## begin
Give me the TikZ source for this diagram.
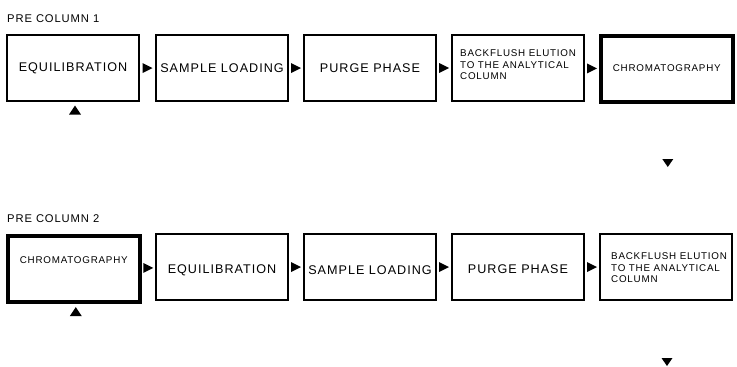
\documentclass[tikz,border=0pt]{standalone}
\usepackage{fontspec}
\setmainfont[LetterSpace=8]{Liberation Sans}
\begin{document}
\begin{tikzpicture}[x=1pt,y=-1pt,
  box/.style={draw, line width=2pt, minimum width=132pt, minimum height=66pt, inner sep=0pt, anchor=north west},
  thickbox/.style={box, line width=3.6pt},
  big/.style={font=\fontsize{12.6}{14}\selectfont, inner sep=0pt},
  small/.style={font=\fontsize{9.8}{11.6}\selectfont, inner sep=0pt, align=left},
  lbl/.style={font=\fontsize{11.2}{13}\selectfont, inner sep=0pt, anchor=base west},
  tri/.style={fill=black}
]
\useasboundingbox (0,0) rectangle (737,367);
% labels
\node[lbl] (l1) at (7,22.5) {PRE COLUMN 1};
\node[lbl] (l2) at (7,222.5) {PRE COLUMN 2};
% row 1
\node[box] (a1) at (6,34) {};
\node[box] (a2) at (155,34) {};
\node[box] (a3) at (303,34) {};
\node[box] (a4) at (451,34) {};
\node[thickbox] (a5) at (599,34) {};
\node[big] (ta1) at (a1.center) {EQUILIBRATION};
\node[big] (ta2) at (a2.center) {SAMPLE LOADING};
\node[big] (ta3) at (a3.center) {PURGE PHASE};
\node[small, anchor=west] (ta4) at ([xshift=9pt,yshift=3pt]a4.west) {BACKFLUSH ELUTION\\TO THE ANALYTICAL\\COLUMN};
\node[small] (ta5) at ([yshift=1pt]a5.center) {CHROMATOGRAPHY};
% row 2
\node[thickbox] (b1) at (6,234) {};
\node[box] (b2) at (155,233) {};
\node[box] (b3) at (303,233) {};
\node[box] (b4) at (451,233) {};
\node[box] (b5) at (599,233) {};
\node[small] (tb1) at ([yshift=9pt]b1.center) {CHROMATOGRAPHY};
\node[big] (tb2) at ([yshift=-3pt]b2.center) {EQUILIBRATION};
\node[big] (tb3) at ([yshift=-3pt]b3.center) {SAMPLE LOADING};
\node[big] (tb4) at ([yshift=-2pt]b4.center) {PURGE PHASE};
\node[small, anchor=west] (tb5) at ([xshift=12pt,yshift=-1pt]b5.west) {BACKFLUSH ELUTION\\TO THE ANALYTICAL\\COLUMN};
% right-pointing triangles between boxes
\foreach \p/\q in {a1/a2,a2/a3,a3/a4,a4/a5,b1/b2,b2/b3,b3/b4,b4/b5}{
  \path (\p.east) -- (\q.west) coordinate[midway] (m);
  \fill[tri] ([xshift=-5pt,yshift=-5pt]m) -- ([xshift=5pt]m) -- ([xshift=-5pt,yshift=5pt]m) -- cycle;
}
% up arrows under first boxes
\foreach \p in {a1,b1}{
  \coordinate (u) at ([xshift=2pt,yshift=-3.5pt]\p.south);
  \fill[tri] (u) -- ([xshift=6pt,yshift=-9pt]u) -- ([xshift=-6pt,yshift=-9pt]u) -- cycle;
}
% down arrows below last boxes
\foreach \p/\y in {a5/159,b5/358}{
  \coordinate (d) at ([xshift=1pt]\p.south |- 0,\y);
  \fill[tri] ([xshift=-5.5pt]d) -- ([xshift=5.5pt]d) -- ([yshift=-8pt]d) -- cycle;
}
\end{tikzpicture}
\end{document}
## end
Task instructions:
Give back the whole listing as it stands, minus its pictures.

The output:
Give me the TikZ source for this diagram.
\documentclass[tikz,border=0pt]{standalone}
\usepackage{fontspec}
\setmainfont[LetterSpace=8]{Liberation Sans}
\begin{document}
\begin{tikzpicture}[x=1pt,y=-1pt,
  box/.style={draw, line width=2pt, minimum width=132pt, minimum height=66pt, inner sep=0pt, anchor=north west},
  thickbox/.style={box, line width=3.6pt},
  big/.style={font=\fontsize{12.6}{14}\selectfont, inner sep=0pt},
  small/.style={font=\fontsize{9.8}{11.6}\selectfont, inner sep=0pt, align=left},
  lbl/.style={font=\fontsize{11.2}{13}\selectfont, inner sep=0pt, anchor=base west},
  tri/.style={fill=black}
]
\useasboundingbox (0,0) rectangle (737,367);
% labels
\node[lbl] (l1) at (7,22.5) {PRE COLUMN 1};
\node[lbl] (l2) at (7,222.5) {PRE COLUMN 2};
% row 1
\node[box] (a1) at (6,34) {};
\node[box] (a2) at (155,34) {};
\node[box] (a3) at (303,34) {};
\node[box] (a4) at (451,34) {};
\node[thickbox] (a5) at (599,34) {};
\node[big] (ta1) at (a1.center) {EQUILIBRATION};
\node[big] (ta2) at (a2.center) {SAMPLE LOADING};
\node[big] (ta3) at (a3.center) {PURGE PHASE};
\node[small, anchor=west] (ta4) at ([xshift=9pt,yshift=3pt]a4.west) {BACKFLUSH ELUTION\\TO THE ANALYTICAL\\COLUMN};
\node[small] (ta5) at ([yshift=1pt]a5.center) {CHROMATOGRAPHY};
% row 2
\node[thickbox] (b1) at (6,234) {};
\node[box] (b2) at (155,233) {};
\node[box] (b3) at (303,233) {};
\node[box] (b4) at (451,233) {};
\node[box] (b5) at (599,233) {};
\node[small] (tb1) at ([yshift=9pt]b1.center) {CHROMATOGRAPHY};
\node[big] (tb2) at ([yshift=-3pt]b2.center) {EQUILIBRATION};
\node[big] (tb3) at ([yshift=-3pt]b3.center) {SAMPLE LOADING};
\node[big] (tb4) at ([yshift=-2pt]b4.center) {PURGE PHASE};
\node[small, anchor=west] (tb5) at ([xshift=12pt,yshift=-1pt]b5.west) {BACKFLUSH ELUTION\\TO THE ANALYTICAL\\COLUMN};
% right-pointing triangles between boxes
\foreach \p/\q in {a1/a2,a2/a3,a3/a4,a4/a5,b1/b2,b2/b3,b3/b4,b4/b5}{
  \path (\p.east) -- (\q.west) coordinate[midway] (m);
  \fill[tri] ([xshift=-5pt,yshift=-5pt]m) -- ([xshift=5pt]m) -- ([xshift=-5pt,yshift=5pt]m) -- cycle;
}
% up arrows under first boxes
\foreach \p in {a1,b1}{
  \coordinate (u) at ([xshift=2pt,yshift=-3.5pt]\p.south);
  \fill[tri] (u) -- ([xshift=6pt,yshift=-9pt]u) -- ([xshift=-6pt,yshift=-9pt]u) -- cycle;
}
% down arrows below last boxes
\foreach \p/\y in {a5/159,b5/358}{
  \coordinate (d) at ([xshift=1pt]\p.south |- 0,\y);
  \fill[tri] ([xshift=-5.5pt]d) -- ([xshift=5.5pt]d) -- ([yshift=-8pt]d) -- cycle;
}
\end{tikzpicture}
\end{document}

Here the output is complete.